Rationale for Monetary Policy Decisions
8. The MPC noted that the inflation outlook in the near term has become more benign than anticipated earlier, and the average CPI inflation this year is expected to remain significantly below the target. This is driven mainly by lower food inflation that entered deflationary territory in June. However, CPI inflation is likely to edge up above the 4 per cent target from Q4:2025-26 onwards. Moreover, core inflation has been rising steadily from the recent low of 3.6 per cent recorded during December-January 2024-25 and averaged 4.3 per cent in Q1 this year. Core excluding precious metals has witnessed an uptick and averaged 3.4 per cent in Q1.
9. Growth has held up well with some pick-up expected in the coming festive season and is evolving in line with our assessment of 6.5 per cent for 2025-26.

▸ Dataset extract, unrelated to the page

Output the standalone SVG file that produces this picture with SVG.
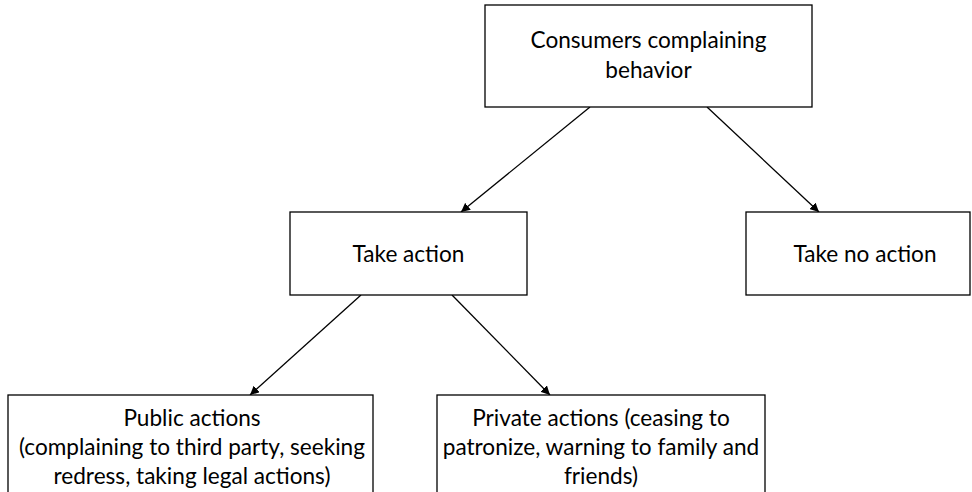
<svg xmlns="http://www.w3.org/2000/svg" width="972" height="492" viewBox="0 0 972 492">
  <style>
    .box { fill: #ffffff; stroke: #000000; stroke-width: 1.3; }
    .lbl { font-family: Lato, "Open Sans", "Liberation Sans", sans-serif; font-size: 22.6px; fill: #000000; text-anchor: middle; }
    .edge { stroke: #000000; stroke-width: 1.3; fill: none; marker-end: url(#arrow); }
  </style>
  <defs>
    <marker id="arrow" viewBox="0 0 10 10" refX="10" refY="5" markerWidth="9" markerHeight="9" markerUnits="userSpaceOnUse" orient="auto">
      <path d="M0,0 L10,5 L0,10 z" fill="#000000"/>
    </marker>
  </defs>
  <rect width="972" height="492" fill="#ffffff"/>

  <g id="connectors">
    <line class="edge" x1="590" y1="107" x2="461" y2="212"/>
    <line class="edge" x1="707" y1="107" x2="819" y2="212"/>
    <line class="edge" x1="361" y1="295" x2="250" y2="395"/>
    <line class="edge" x1="452" y1="295" x2="550" y2="395"/>
  </g>

  <g id="node-root">
    <rect class="box" x="485" y="5" width="327" height="102"/>
    <text class="lbl" x="648.5" y="48">Consumers complaining</text>
    <text class="lbl" x="648.5" y="78">behavior</text>
  </g>

  <g id="node-take-action">
    <rect class="box" x="290" y="212" width="237" height="83"/>
    <text class="lbl" x="408.5" y="262">Take action</text>
  </g>

  <g id="node-take-no-action">
    <rect class="box" x="746" y="212" width="224" height="83"/>
    <text class="lbl" x="865" y="262">Take no action</text>
  </g>

  <g id="node-public">
    <rect class="box" x="8" y="395" width="365" height="110"/>
    <text class="lbl" x="192" y="426">Public actions</text>
    <text class="lbl" x="192" y="455">(complaining to third party, seeking</text>
    <text class="lbl" x="192" y="484">redress, taking legal actions)</text>
  </g>

  <g id="node-private">
    <rect class="box" x="437" y="395" width="328" height="110"/>
    <text class="lbl" x="601" y="426">Private actions (ceasing to</text>
    <text class="lbl" x="601" y="455">patronize, warning to family and</text>
    <text class="lbl" x="601" y="484">friends)</text>
  </g>
</svg>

10. Thus, while headline inflation is much lower than projected earlier, it is mainly due to volatile food prices, especially of vegetables. Core inflation, on the other hand, has remained steady around the 4 per cent mark, as anticipated. Inflation is projected to go up from the last quarter of this financial year. Growth is robust and as per earlier projections though below our aspirations. The uncertainties of tariffs are still evolving. Monetary policy transmission is continuing. The impact of the 100 bps rate cuts since February 2025 on the economy is still unfolding.
11. On balance, therefore, the current macroeconomic conditions, outlook and uncertainties call for continuation of the policy repo rate of 5.5 per cent and wait for further transmission of the front-loaded rate cuts to the credit markets and the broader economy. Accordingly, the MPC unanimously voted to keep the repo rate unchanged. The MPC further resolved to maintain a close vigil on the incoming data and the evolving domestic growth-inflation dynamics to chart out the appropriate monetary policy path. Accordingly, all members decided to continue with the neutral stance.
12. The minutes of the MPC’s meeting will be published on August 20, 2025.
13. The next meeting of the MPC is scheduled from September 29 to October 1, 2025.